First Editions Re-covered is a collection of unique first editions with original dust-jackets created by leading artists and designers. Artists chose a book they felt a strong connection to and then created a new jacket or artwork in response to it. The end result is 33 wonderful lots which will be auctioned to benefit House of Illustration.

House of Illustration is the world’s only public gallery solely dedicated to illustration and graphic arts. It is the only UK gallery commissioning new illustration work for public display and runs the only residency for illustrators and graphic artists. House of Illustration is a registered charity receiving no public funding and rely on fundraising to raise over 40% of our income each year. 


The books and their beautiful new covers will be on public display at Sotheby’s in London from Friday 8 December until the auction on Monday 11 December.

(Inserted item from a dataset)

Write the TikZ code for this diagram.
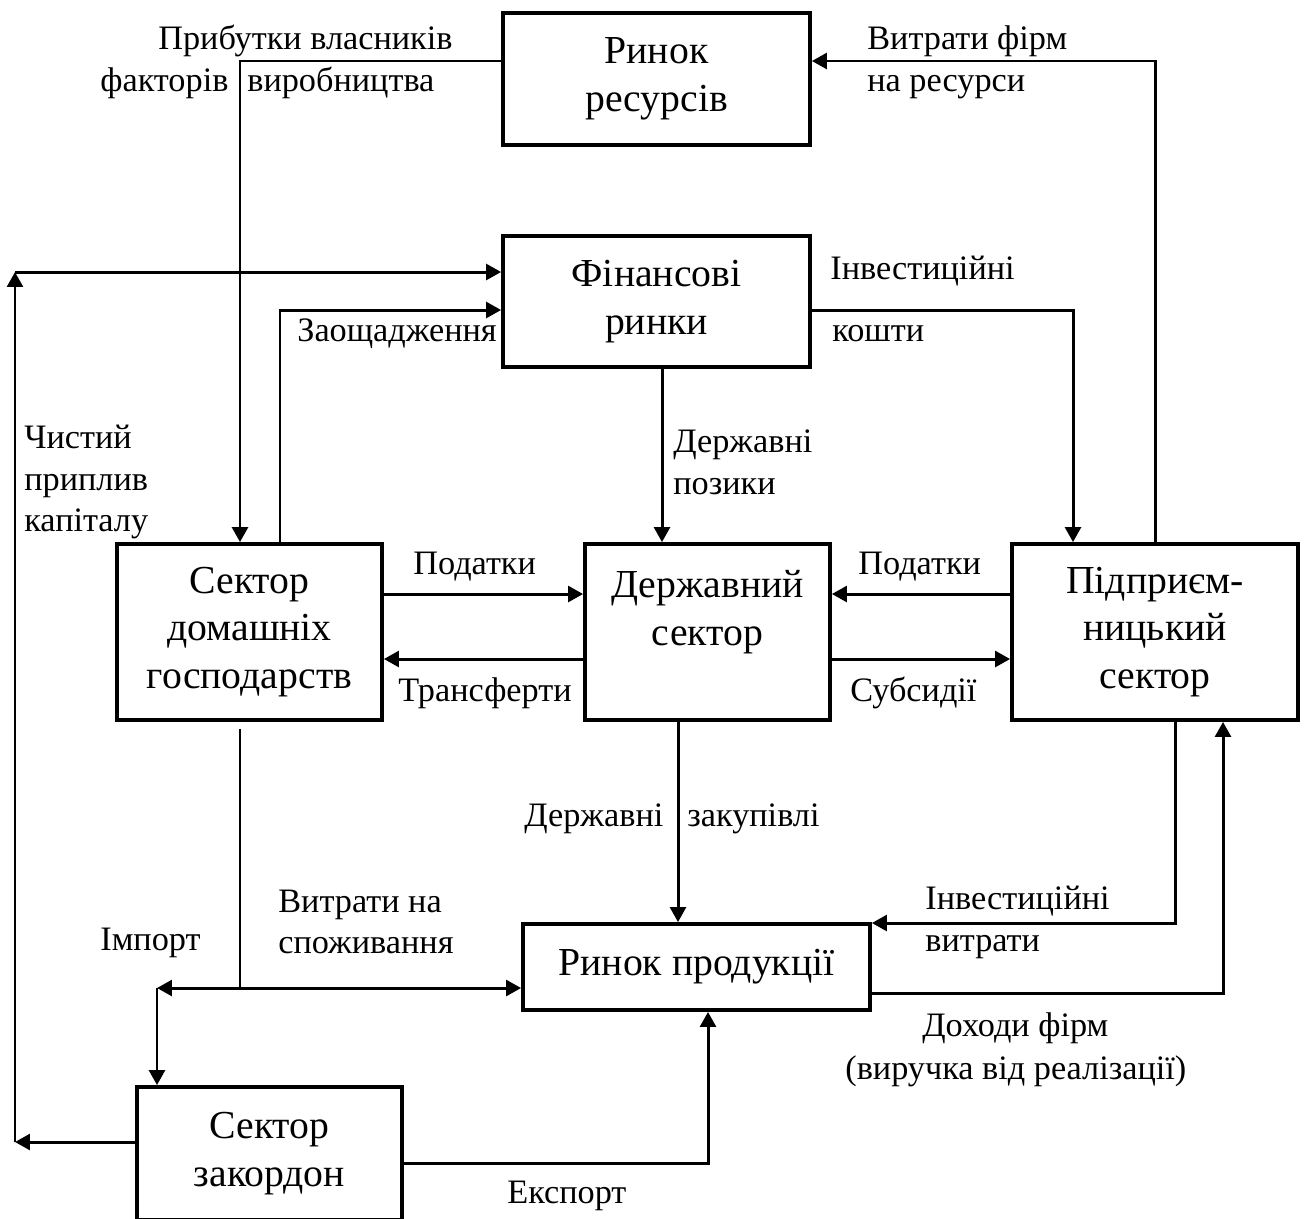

They will be displayed on Sotheby’s website (sothebys.com) and our website (houseofillustration.org.uk) from 10 November, and the printed auction catalogue will be available soon afterwards.


To see the works:

http://www.sothebys.com/en/auctions/2017/english-literature-l17408.html
 

Some animals are more equal than others

My own choice was Animal Farm by George Orwell (1945), a book that has had an immense influence on my imagination as a writer and illustrator.  To refresh, it tells the story of Manor farm, where the animals revolt and take over, only to come undone by their own internal politics. One pig in particular, the cunning Napoleon, proves wonderfully adept and dividing the group, fermenting fear, blaming foreigners and revising historical facts. Sound familiar?

When House of Illustration located a rare first edition and sent to to me, I was amazed at how small and unassuming it was, a tiny book bound in green cloth. Small enough, I thought, to not only fit inside a dust-jacket, but a sculptural shrine of some sort. The idea of a piggy-bank for a valuable book came almost immediately, and then raised the question: what makes a book – essentially worthless printed paper – so valuable? Of course, it's the quiet truth it radiates, the very ability to undermine questions of value. Here is the statement written on the inner jacket about why this book is important to me (transcript below):



I first came across Animal Farm by accident: our mother read it to my brother and I, then about 7 and 8(!), thinking it was just another children’s book. She wanted to stop, but we begged her to continue, all the way to the bleak and strange ending. What was it about? As kids, the answer was clear: schoolyard politics in suburban West Australian. Animal Farm remains the book with the deepest subconscious influence on my own work as a storyteller, the absurd fantasy that tells us basic truths about human nature, regardless of time, place or political colour.